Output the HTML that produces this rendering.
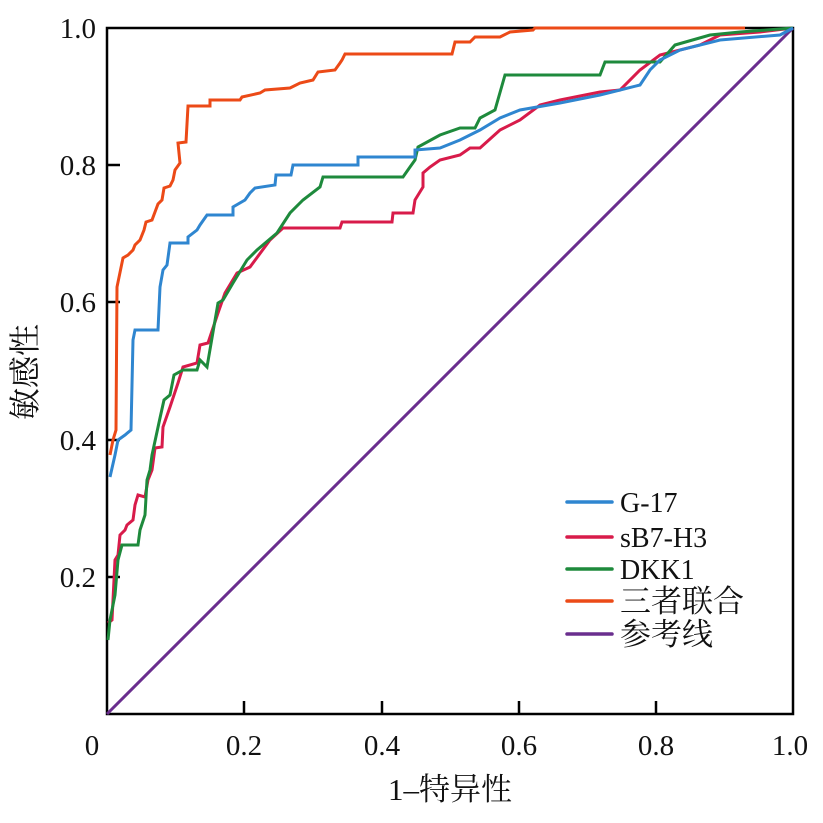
<!DOCTYPE html>
<html><head><meta charset="utf-8"><style>
body{margin:0;background:#fff}
text{font-family:"Liberation Serif","Noto Serif CJK SC",serif;font-size:29px;fill:#111}
</style></head><body>
<svg width="823" height="818" viewBox="0 0 823 818" xmlns="http://www.w3.org/2000/svg">
<rect x="107" y="28" width="686" height="686" fill="none" stroke="#000" stroke-width="2.5"/>
<g stroke="#000" stroke-width="2.5">
<line x1="107" y1="165" x2="120" y2="165"/><line x1="107" y1="302" x2="120" y2="302"/>
<line x1="107" y1="440" x2="120" y2="440"/><line x1="107" y1="577" x2="120" y2="577"/>
<line x1="244" y1="714" x2="244" y2="701"/><line x1="382" y1="714" x2="382" y2="701"/>
<line x1="519" y1="714" x2="519" y2="701"/><line x1="656" y1="714" x2="656" y2="701"/>
</g>
<g text-anchor="end">
<text x="96" y="38">1.0</text><text x="96" y="175">0.8</text><text x="96" y="312">0.6</text>
<text x="96" y="450">0.4</text><text x="96" y="587">0.2</text>
</g>
<g text-anchor="middle">
<text x="92" y="755">0</text><text x="244" y="755">0.2</text><text x="382" y="755">0.4</text>
<text x="519" y="755">0.6</text><text x="656" y="755">0.8</text><text x="790" y="755">1.0</text>
<text x="450" y="800" style="font-size:31px">1–特异性</text>
</g>
<text transform="translate(36,372) rotate(-90)" text-anchor="middle" style="font-size:32px">敏感性</text>
<line x1="107" y1="714" x2="793" y2="28" stroke="#6a2e8e" stroke-width="3"/>
<g fill="none" stroke-width="3" stroke-linejoin="miter">
<polyline stroke="#d81b4a" points="108,623 112,620 115,560 118,555 120,535 125,530 127,525 133,520 135,505 138,495 145,497 148,480 152,470 155,448 162,447 163,427 170,407 178,383 183,367 197,363 200,345 208,343 218,313 225,293 237,273 250,267 270,240 283,228 340,228 342,222 392,222 393,213 413,213 415,200 423,187 423,173 430,167 440,160 460,155 470,148 480,148 500,130 520,120 540,105 560,100 600,92 620,90 640,70 660,55 700,45 720,35 760,32 793,28"/>
<polyline stroke="#1e8a3c" points="108,640 110,620 115,595 118,560 122,545 138,545 140,530 145,515 147,480 150,470 152,455 160,418 164,400 170,395 174,375 183,370 197,370 200,360 207,367 218,303 223,300 233,283 247,260 257,250 277,233 290,213 303,200 320,187 323,177 403,177 410,167 415,160 418,147 440,135 460,128 475,128 480,118 495,110 505,75 600,75 605,62 660,62 675,45 710,35 740,32 793,28"/>
<polyline stroke="#2f86d0" points="110,477 115,455 118,440 125,435 131,430 133,340 135,330 158,330 160,287 163,270 167,265 170,243 188,243 188,237 197,230 200,225 207,215 233,215 233,207 245,200 250,193 255,188 275,185 276,175 291,175 293,165 358,165 358,157 415,157 415,150 440,148 460,140 480,130 500,118 520,110 560,103 600,95 620,90 640,85 650,70 660,60 680,50 720,40 780,35 793,28"/>
<polyline stroke="#ec4a17" points="110,455 113,440 116,430 117,287 123,258 128,255 133,250 135,245 140,240 144,230 146,222 152,220 155,212 158,204 162,200 164,188 170,186 173,180 175,170 180,163 178,143 186,142 188,106 210,106 210,100 240,100 242,97 260,93 265,90 290,88 300,83 313,80 318,72 335,70 340,63 342,60 345,54 452,54 455,42 470,42 475,37 500,37 510,32 533,30 535,28 745,28"/>
</g>
<g stroke-width="3.5" stroke-linecap="round">
<line x1="567" y1="502" x2="612" y2="502" stroke="#2f86d0"/>
<line x1="567" y1="537" x2="612" y2="537" stroke="#d81b4a"/>
<line x1="567" y1="569" x2="612" y2="569" stroke="#1e8a3c"/>
<line x1="567" y1="601" x2="612" y2="601" stroke="#ec4a17"/>
<line x1="567" y1="634" x2="612" y2="634" stroke="#6a2e8e"/>
</g>
<text x="620" y="512" style="font-size:28px">G-17</text>
<text x="620" y="547" style="font-size:28px">sB7-H3</text>
<text x="620" y="579" style="font-size:28px">DKK1</text>
<text x="620" y="612" style="font-size:31px">三者联合</text>
<text x="620" y="645" style="font-size:31px">参考线</text>
</svg>
</body></html>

○ ○ ○

Without the pictures, transcribe the listing above exactly.

Output the HTML that produces this rendering.
<!DOCTYPE html>
<html><head><meta charset="utf-8"><style>
body{margin:0;background:#fff}
text{font-family:"Liberation Serif","Noto Serif CJK SC",serif;font-size:29px;fill:#111}
</style></head><body>
<svg width="823" height="818" viewBox="0 0 823 818" xmlns="http://www.w3.org/2000/svg">
<rect x="107" y="28" width="686" height="686" fill="none" stroke="#000" stroke-width="2.5"/>
<g stroke="#000" stroke-width="2.5">
<line x1="107" y1="165" x2="120" y2="165"/><line x1="107" y1="302" x2="120" y2="302"/>
<line x1="107" y1="440" x2="120" y2="440"/><line x1="107" y1="577" x2="120" y2="577"/>
<line x1="244" y1="714" x2="244" y2="701"/><line x1="382" y1="714" x2="382" y2="701"/>
<line x1="519" y1="714" x2="519" y2="701"/><line x1="656" y1="714" x2="656" y2="701"/>
</g>
<g text-anchor="end">
<text x="96" y="38">1.0</text><text x="96" y="175">0.8</text><text x="96" y="312">0.6</text>
<text x="96" y="450">0.4</text><text x="96" y="587">0.2</text>
</g>
<g text-anchor="middle">
<text x="92" y="755">0</text><text x="244" y="755">0.2</text><text x="382" y="755">0.4</text>
<text x="519" y="755">0.6</text><text x="656" y="755">0.8</text><text x="790" y="755">1.0</text>
<text x="450" y="800" style="font-size:31px">1–特异性</text>
</g>
<text transform="translate(36,372) rotate(-90)" text-anchor="middle" style="font-size:32px">敏感性</text>
<line x1="107" y1="714" x2="793" y2="28" stroke="#6a2e8e" stroke-width="3"/>
<g fill="none" stroke-width="3" stroke-linejoin="miter">
<polyline stroke="#d81b4a" points="108,623 112,620 115,560 118,555 120,535 125,530 127,525 133,520 135,505 138,495 145,497 148,480 152,470 155,448 162,447 163,427 170,407 178,383 183,367 197,363 200,345 208,343 218,313 225,293 237,273 250,267 270,240 283,228 340,228 342,222 392,222 393,213 413,213 415,200 423,187 423,173 430,167 440,160 460,155 470,148 480,148 500,130 520,120 540,105 560,100 600,92 620,90 640,70 660,55 700,45 720,35 760,32 793,28"/>
<polyline stroke="#1e8a3c" points="108,640 110,620 115,595 118,560 122,545 138,545 140,530 145,515 147,480 150,470 152,455 160,418 164,400 170,395 174,375 183,370 197,370 200,360 207,367 218,303 223,300 233,283 247,260 257,250 277,233 290,213 303,200 320,187 323,177 403,177 410,167 415,160 418,147 440,135 460,128 475,128 480,118 495,110 505,75 600,75 605,62 660,62 675,45 710,35 740,32 793,28"/>
<polyline stroke="#2f86d0" points="110,477 115,455 118,440 125,435 131,430 133,340 135,330 158,330 160,287 163,270 167,265 170,243 188,243 188,237 197,230 200,225 207,215 233,215 233,207 245,200 250,193 255,188 275,185 276,175 291,175 293,165 358,165 358,157 415,157 415,150 440,148 460,140 480,130 500,118 520,110 560,103 600,95 620,90 640,85 650,70 660,60 680,50 720,40 780,35 793,28"/>
<polyline stroke="#ec4a17" points="110,455 113,440 116,430 117,287 123,258 128,255 133,250 135,245 140,240 144,230 146,222 152,220 155,212 158,204 162,200 164,188 170,186 173,180 175,170 180,163 178,143 186,142 188,106 210,106 210,100 240,100 242,97 260,93 265,90 290,88 300,83 313,80 318,72 335,70 340,63 342,60 345,54 452,54 455,42 470,42 475,37 500,37 510,32 533,30 535,28 745,28"/>
</g>
<g stroke-width="3.5" stroke-linecap="round">
<line x1="567" y1="502" x2="612" y2="502" stroke="#2f86d0"/>
<line x1="567" y1="537" x2="612" y2="537" stroke="#d81b4a"/>
<line x1="567" y1="569" x2="612" y2="569" stroke="#1e8a3c"/>
<line x1="567" y1="601" x2="612" y2="601" stroke="#ec4a17"/>
<line x1="567" y1="634" x2="612" y2="634" stroke="#6a2e8e"/>
</g>
<text x="620" y="512" style="font-size:28px">G-17</text>
<text x="620" y="547" style="font-size:28px">sB7-H3</text>
<text x="620" y="579" style="font-size:28px">DKK1</text>
<text x="620" y="612" style="font-size:31px">三者联合</text>
<text x="620" y="645" style="font-size:31px">参考线</text>
</svg>
</body></html>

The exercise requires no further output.